Repeat, exactly and completely, the material that follows. Omit the pictures.

__Information supplied__
*-*-*
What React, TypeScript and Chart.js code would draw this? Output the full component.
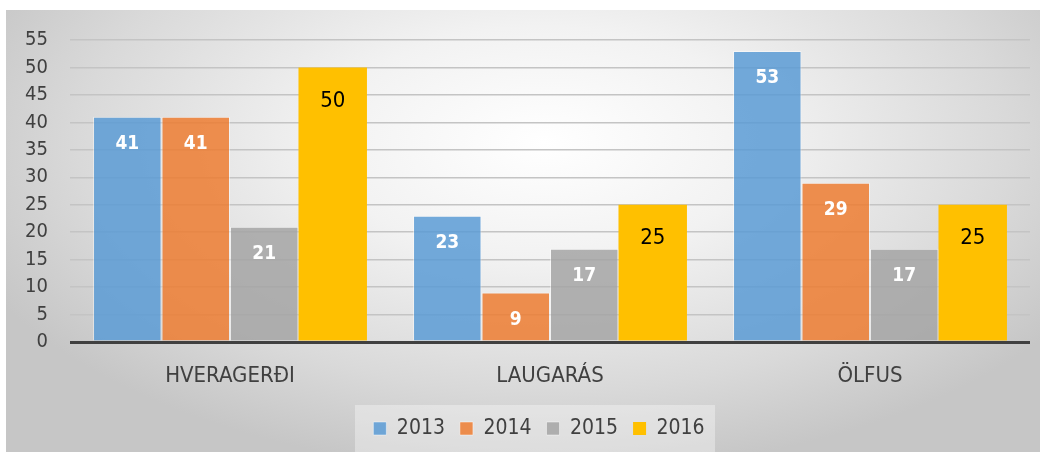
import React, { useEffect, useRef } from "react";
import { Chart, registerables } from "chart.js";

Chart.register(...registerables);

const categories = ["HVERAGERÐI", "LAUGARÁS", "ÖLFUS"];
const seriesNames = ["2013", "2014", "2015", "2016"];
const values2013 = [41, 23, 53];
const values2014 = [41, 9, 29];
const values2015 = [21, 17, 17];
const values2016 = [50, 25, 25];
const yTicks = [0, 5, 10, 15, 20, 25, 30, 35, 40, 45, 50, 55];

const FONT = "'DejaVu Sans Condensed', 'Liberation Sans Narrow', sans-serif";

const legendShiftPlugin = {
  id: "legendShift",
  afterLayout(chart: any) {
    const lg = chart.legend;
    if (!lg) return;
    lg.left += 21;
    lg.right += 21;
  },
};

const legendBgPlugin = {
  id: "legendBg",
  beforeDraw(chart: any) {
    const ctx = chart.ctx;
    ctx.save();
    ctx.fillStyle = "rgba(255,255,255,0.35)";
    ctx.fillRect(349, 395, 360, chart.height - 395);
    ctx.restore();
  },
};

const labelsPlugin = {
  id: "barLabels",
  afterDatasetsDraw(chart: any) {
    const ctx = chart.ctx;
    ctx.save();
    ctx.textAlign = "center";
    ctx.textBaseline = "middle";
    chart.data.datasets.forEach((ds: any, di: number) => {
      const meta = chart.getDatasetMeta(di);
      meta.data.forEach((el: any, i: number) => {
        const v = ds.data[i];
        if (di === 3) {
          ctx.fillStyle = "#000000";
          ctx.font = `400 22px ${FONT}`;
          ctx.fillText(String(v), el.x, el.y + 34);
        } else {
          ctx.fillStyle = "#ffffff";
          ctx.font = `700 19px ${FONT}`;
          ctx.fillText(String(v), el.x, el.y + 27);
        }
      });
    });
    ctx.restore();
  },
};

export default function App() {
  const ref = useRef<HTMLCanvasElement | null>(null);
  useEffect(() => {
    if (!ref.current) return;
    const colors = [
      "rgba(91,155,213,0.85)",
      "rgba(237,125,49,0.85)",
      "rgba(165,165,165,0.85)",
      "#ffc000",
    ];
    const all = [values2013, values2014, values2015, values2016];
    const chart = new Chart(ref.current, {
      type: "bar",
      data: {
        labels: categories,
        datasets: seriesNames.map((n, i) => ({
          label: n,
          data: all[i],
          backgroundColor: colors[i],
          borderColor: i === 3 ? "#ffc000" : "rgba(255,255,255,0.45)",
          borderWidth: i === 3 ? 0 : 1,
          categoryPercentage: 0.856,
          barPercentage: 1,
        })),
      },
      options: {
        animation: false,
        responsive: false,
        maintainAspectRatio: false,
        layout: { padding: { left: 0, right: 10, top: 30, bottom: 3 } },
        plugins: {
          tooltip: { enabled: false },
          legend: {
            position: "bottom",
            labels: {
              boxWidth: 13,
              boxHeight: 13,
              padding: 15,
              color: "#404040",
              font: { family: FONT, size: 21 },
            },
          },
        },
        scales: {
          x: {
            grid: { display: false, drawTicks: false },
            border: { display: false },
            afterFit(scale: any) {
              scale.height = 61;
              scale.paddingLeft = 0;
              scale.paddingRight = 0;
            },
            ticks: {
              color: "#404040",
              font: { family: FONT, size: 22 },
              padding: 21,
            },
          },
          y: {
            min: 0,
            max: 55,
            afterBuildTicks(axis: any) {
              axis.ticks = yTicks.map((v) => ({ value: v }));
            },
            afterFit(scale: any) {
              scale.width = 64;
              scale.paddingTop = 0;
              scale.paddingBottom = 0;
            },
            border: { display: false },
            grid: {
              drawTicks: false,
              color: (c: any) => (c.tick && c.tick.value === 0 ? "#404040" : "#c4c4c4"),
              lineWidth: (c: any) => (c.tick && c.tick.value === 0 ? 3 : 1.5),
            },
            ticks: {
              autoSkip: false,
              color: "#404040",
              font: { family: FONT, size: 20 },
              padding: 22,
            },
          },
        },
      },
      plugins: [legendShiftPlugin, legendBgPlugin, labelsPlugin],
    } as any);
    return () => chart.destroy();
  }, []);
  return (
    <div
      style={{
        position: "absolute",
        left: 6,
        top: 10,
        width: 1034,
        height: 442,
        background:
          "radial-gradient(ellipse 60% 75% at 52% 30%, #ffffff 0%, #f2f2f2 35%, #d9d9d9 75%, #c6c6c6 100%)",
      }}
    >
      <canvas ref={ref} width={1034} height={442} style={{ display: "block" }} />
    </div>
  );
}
*-*-*
__Result of this exercise__
What React, TypeScript and Chart.js code would draw this? Output the full component.
import React, { useEffect, useRef } from "react";
import { Chart, registerables } from "chart.js";

Chart.register(...registerables);

const categories = ["HVERAGERÐI", "LAUGARÁS", "ÖLFUS"];
const seriesNames = ["2013", "2014", "2015", "2016"];
const values2013 = [41, 23, 53];
const values2014 = [41, 9, 29];
const values2015 = [21, 17, 17];
const values2016 = [50, 25, 25];
const yTicks = [0, 5, 10, 15, 20, 25, 30, 35, 40, 45, 50, 55];

const FONT = "'DejaVu Sans Condensed', 'Liberation Sans Narrow', sans-serif";

const legendShiftPlugin = {
  id: "legendShift",
  afterLayout(chart: any) {
    const lg = chart.legend;
    if (!lg) return;
    lg.left += 21;
    lg.right += 21;
  },
};

const legendBgPlugin = {
  id: "legendBg",
  beforeDraw(chart: any) {
    const ctx = chart.ctx;
    ctx.save();
    ctx.fillStyle = "rgba(255,255,255,0.35)";
    ctx.fillRect(349, 395, 360, chart.height - 395);
    ctx.restore();
  },
};

const labelsPlugin = {
  id: "barLabels",
  afterDatasetsDraw(chart: any) {
    const ctx = chart.ctx;
    ctx.save();
    ctx.textAlign = "center";
    ctx.textBaseline = "middle";
    chart.data.datasets.forEach((ds: any, di: number) => {
      const meta = chart.getDatasetMeta(di);
      meta.data.forEach((el: any, i: number) => {
        const v = ds.data[i];
        if (di === 3) {
          ctx.fillStyle = "#000000";
          ctx.font = `400 22px ${FONT}`;
          ctx.fillText(String(v), el.x, el.y + 34);
        } else {
          ctx.fillStyle = "#ffffff";
          ctx.font = `700 19px ${FONT}`;
          ctx.fillText(String(v), el.x, el.y + 27);
        }
      });
    });
    ctx.restore();
  },
};

export default function App() {
  const ref = useRef<HTMLCanvasElement | null>(null);
  useEffect(() => {
    if (!ref.current) return;
    const colors = [
      "rgba(91,155,213,0.85)",
      "rgba(237,125,49,0.85)",
      "rgba(165,165,165,0.85)",
      "#ffc000",
    ];
    const all = [values2013, values2014, values2015, values2016];
    const chart = new Chart(ref.current, {
      type: "bar",
      data: {
        labels: categories,
        datasets: seriesNames.map((n, i) => ({
          label: n,
          data: all[i],
          backgroundColor: colors[i],
          borderColor: i === 3 ? "#ffc000" : "rgba(255,255,255,0.45)",
          borderWidth: i === 3 ? 0 : 1,
          categoryPercentage: 0.856,
          barPercentage: 1,
        })),
      },
      options: {
        animation: false,
        responsive: false,
        maintainAspectRatio: false,
        layout: { padding: { left: 0, right: 10, top: 30, bottom: 3 } },
        plugins: {
          tooltip: { enabled: false },
          legend: {
            position: "bottom",
            labels: {
              boxWidth: 13,
              boxHeight: 13,
              padding: 15,
              color: "#404040",
              font: { family: FONT, size: 21 },
            },
          },
        },
        scales: {
          x: {
            grid: { display: false, drawTicks: false },
            border: { display: false },
            afterFit(scale: any) {
              scale.height = 61;
              scale.paddingLeft = 0;
              scale.paddingRight = 0;
            },
            ticks: {
              color: "#404040",
              font: { family: FONT, size: 22 },
              padding: 21,
            },
          },
          y: {
            min: 0,
            max: 55,
            afterBuildTicks(axis: any) {
              axis.ticks = yTicks.map((v) => ({ value: v }));
            },
            afterFit(scale: any) {
              scale.width = 64;
              scale.paddingTop = 0;
              scale.paddingBottom = 0;
            },
            border: { display: false },
            grid: {
              drawTicks: false,
              color: (c: any) => (c.tick && c.tick.value === 0 ? "#404040" : "#c4c4c4"),
              lineWidth: (c: any) => (c.tick && c.tick.value === 0 ? 3 : 1.5),
            },
            ticks: {
              autoSkip: false,
              color: "#404040",
              font: { family: FONT, size: 20 },
              padding: 22,
            },
          },
        },
      },
      plugins: [legendShiftPlugin, legendBgPlugin, labelsPlugin],
    } as any);
    return () => chart.destroy();
  }, []);
  return (
    <div
      style={{
        position: "absolute",
        left: 6,
        top: 10,
        width: 1034,
        height: 442,
        background:
          "radial-gradient(ellipse 60% 75% at 52% 30%, #ffffff 0%, #f2f2f2 35%, #d9d9d9 75%, #c6c6c6 100%)",
      }}
    >
      <canvas ref={ref} width={1034} height={442} style={{ display: "block" }} />
    </div>
  );
}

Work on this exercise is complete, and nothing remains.